§ Record extracts:
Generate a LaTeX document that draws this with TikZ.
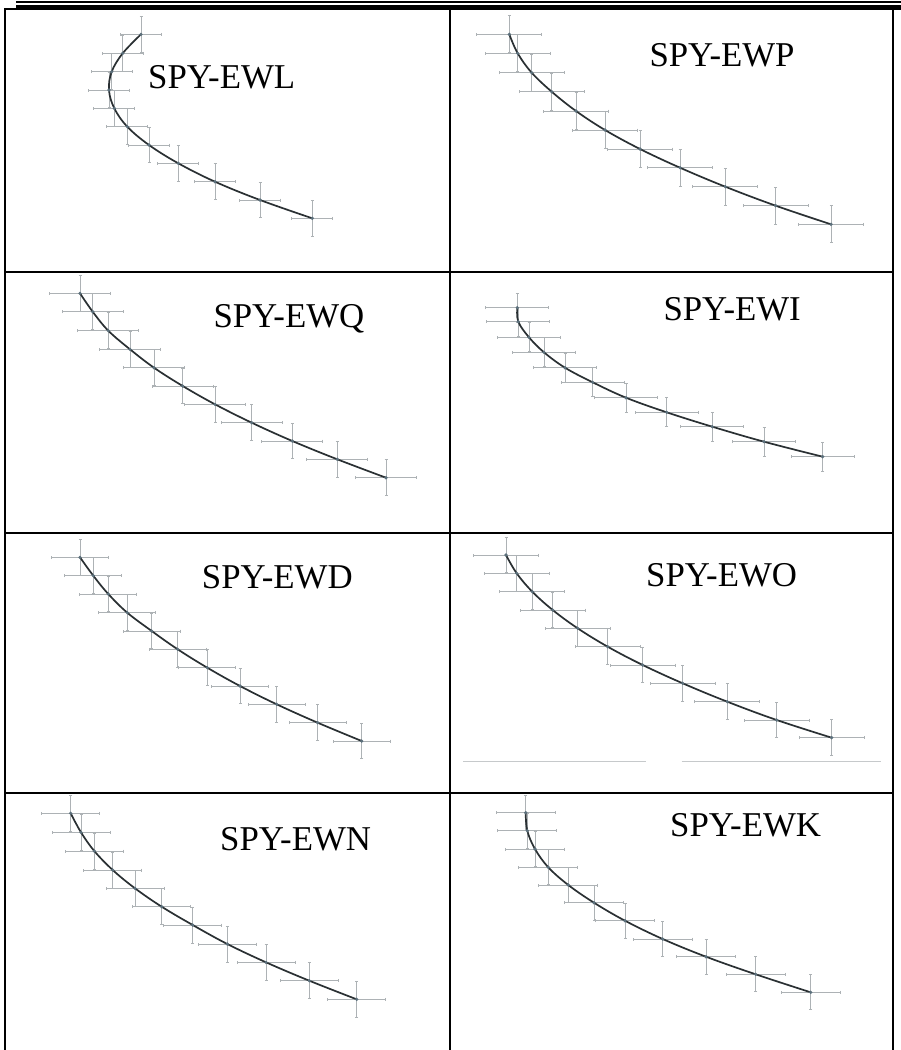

...

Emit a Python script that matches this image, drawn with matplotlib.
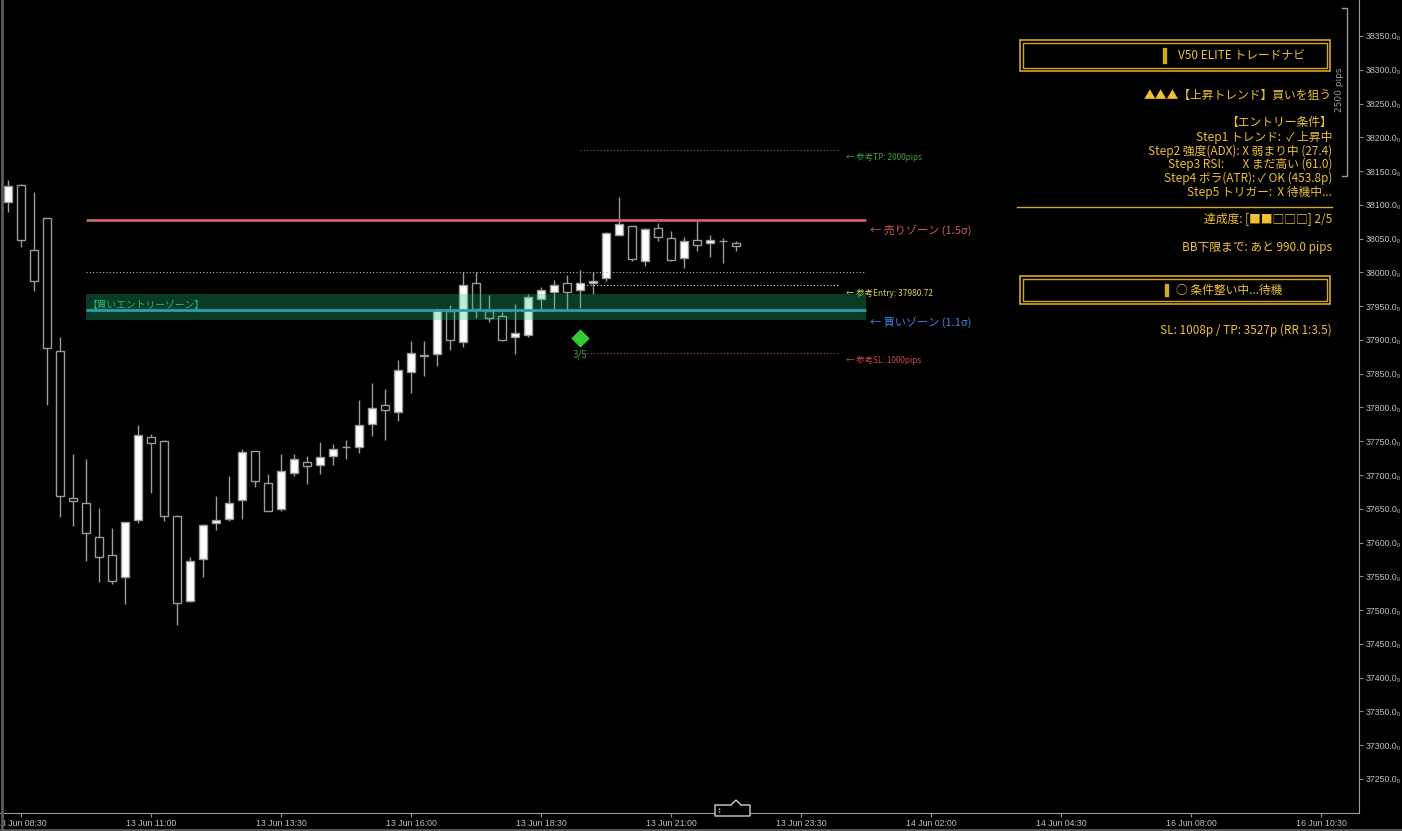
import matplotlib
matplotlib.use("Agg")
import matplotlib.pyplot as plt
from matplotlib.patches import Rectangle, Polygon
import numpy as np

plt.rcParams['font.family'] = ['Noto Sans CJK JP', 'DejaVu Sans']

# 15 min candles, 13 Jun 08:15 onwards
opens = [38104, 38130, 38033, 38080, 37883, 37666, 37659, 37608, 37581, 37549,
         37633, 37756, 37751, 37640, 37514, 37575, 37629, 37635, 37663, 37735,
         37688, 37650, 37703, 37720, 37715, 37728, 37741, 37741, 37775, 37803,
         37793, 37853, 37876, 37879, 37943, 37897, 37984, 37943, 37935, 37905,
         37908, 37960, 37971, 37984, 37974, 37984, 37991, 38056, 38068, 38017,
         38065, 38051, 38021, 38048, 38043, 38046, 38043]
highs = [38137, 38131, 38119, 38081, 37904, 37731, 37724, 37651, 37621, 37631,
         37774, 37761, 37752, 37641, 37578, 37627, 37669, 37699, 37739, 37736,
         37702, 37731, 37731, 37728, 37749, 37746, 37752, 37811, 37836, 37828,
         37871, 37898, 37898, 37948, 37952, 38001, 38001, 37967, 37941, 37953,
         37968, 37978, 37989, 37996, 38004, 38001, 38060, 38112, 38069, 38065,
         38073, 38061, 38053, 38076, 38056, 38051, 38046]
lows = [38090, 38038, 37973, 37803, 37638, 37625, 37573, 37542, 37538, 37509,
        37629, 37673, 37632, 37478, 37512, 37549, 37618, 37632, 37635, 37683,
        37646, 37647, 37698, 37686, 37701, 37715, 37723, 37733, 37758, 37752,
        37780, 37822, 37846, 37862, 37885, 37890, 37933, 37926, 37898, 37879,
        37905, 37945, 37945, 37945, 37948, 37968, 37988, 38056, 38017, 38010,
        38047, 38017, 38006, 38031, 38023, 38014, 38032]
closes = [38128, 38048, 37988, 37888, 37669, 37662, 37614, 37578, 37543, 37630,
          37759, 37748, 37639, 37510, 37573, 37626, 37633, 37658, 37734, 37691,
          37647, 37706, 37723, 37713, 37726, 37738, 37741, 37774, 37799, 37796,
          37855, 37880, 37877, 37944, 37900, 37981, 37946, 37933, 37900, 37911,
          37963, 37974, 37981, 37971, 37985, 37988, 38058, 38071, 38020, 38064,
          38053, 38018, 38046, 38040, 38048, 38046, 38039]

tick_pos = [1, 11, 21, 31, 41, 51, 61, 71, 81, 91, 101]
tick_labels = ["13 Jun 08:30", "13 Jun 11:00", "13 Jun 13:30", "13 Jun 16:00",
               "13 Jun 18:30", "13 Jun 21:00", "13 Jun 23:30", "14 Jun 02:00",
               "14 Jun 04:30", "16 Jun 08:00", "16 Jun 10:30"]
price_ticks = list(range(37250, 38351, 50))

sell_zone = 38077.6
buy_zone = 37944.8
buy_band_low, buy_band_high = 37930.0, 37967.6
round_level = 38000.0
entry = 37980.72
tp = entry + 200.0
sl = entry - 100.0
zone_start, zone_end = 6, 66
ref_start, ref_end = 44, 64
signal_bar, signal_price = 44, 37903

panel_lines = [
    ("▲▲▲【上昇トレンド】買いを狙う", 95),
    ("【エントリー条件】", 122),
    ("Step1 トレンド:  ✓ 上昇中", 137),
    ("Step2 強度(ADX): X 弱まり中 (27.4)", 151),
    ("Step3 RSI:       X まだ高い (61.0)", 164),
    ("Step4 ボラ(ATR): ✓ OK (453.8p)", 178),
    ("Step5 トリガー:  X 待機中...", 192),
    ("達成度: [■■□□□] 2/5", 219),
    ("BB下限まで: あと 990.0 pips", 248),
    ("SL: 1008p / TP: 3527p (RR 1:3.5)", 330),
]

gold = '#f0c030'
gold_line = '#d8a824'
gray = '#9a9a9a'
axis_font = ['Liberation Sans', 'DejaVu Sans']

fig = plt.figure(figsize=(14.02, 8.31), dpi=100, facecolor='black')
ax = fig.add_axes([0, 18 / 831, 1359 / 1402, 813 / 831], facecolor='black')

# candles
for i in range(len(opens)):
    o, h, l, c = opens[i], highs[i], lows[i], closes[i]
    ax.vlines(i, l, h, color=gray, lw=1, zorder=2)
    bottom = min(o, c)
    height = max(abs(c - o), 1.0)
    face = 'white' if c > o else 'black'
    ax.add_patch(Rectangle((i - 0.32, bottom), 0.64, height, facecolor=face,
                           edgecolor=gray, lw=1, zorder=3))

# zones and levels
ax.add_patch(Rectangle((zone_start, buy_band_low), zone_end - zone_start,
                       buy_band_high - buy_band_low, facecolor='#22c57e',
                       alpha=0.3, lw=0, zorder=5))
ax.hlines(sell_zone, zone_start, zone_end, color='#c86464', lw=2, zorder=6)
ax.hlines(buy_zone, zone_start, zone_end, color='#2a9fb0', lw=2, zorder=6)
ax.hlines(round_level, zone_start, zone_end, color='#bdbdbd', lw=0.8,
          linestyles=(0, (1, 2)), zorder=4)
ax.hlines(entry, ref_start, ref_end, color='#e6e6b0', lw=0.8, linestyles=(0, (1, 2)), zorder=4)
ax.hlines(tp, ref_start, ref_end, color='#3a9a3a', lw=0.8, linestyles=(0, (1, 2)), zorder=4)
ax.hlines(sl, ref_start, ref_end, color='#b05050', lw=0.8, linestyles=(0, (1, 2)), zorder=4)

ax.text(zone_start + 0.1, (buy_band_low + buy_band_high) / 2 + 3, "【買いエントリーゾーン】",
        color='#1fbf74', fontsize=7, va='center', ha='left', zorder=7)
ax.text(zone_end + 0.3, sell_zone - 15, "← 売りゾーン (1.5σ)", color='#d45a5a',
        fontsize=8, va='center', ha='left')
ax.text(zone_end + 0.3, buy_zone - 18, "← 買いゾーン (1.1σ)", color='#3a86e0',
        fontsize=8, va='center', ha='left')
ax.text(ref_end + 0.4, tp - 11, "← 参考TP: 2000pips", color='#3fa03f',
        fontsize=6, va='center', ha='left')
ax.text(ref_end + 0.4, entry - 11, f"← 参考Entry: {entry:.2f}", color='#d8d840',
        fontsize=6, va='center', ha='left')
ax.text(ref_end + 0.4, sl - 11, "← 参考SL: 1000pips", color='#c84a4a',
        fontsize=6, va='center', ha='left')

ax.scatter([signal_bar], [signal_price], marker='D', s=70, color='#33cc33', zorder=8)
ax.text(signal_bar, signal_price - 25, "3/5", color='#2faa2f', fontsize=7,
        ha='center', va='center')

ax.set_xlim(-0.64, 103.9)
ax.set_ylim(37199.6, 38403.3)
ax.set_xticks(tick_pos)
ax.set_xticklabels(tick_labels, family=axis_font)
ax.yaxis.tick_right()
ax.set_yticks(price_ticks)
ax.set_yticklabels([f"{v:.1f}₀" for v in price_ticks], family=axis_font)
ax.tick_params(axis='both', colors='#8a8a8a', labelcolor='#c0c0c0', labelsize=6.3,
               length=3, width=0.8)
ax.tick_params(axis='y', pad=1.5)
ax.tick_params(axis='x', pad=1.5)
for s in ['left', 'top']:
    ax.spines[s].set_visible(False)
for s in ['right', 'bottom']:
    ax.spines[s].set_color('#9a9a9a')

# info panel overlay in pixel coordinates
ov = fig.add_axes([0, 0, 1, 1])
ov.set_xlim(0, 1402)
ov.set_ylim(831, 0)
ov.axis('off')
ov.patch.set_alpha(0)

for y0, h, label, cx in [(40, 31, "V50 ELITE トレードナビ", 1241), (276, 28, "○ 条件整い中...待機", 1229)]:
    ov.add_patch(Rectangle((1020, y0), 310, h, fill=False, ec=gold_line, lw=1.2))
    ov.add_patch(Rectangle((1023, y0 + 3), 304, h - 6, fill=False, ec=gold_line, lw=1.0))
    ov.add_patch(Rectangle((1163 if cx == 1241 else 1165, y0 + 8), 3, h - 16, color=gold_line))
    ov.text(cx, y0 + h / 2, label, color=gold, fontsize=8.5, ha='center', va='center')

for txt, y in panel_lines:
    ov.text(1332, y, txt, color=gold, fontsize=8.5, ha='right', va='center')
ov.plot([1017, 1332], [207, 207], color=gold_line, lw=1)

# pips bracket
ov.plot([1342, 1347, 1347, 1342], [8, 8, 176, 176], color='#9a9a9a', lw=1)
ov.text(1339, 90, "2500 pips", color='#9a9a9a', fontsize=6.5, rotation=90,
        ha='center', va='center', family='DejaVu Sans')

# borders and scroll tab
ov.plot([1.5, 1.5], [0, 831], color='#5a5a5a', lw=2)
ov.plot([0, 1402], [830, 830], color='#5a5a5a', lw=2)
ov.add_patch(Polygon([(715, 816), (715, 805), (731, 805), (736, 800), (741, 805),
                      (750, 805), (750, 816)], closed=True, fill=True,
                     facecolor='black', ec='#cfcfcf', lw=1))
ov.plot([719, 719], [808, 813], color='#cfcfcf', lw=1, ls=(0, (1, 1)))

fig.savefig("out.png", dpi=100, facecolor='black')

§ Directions: Answer with a single number: the count of lines holding the word "that".

§ Exercise solution: 2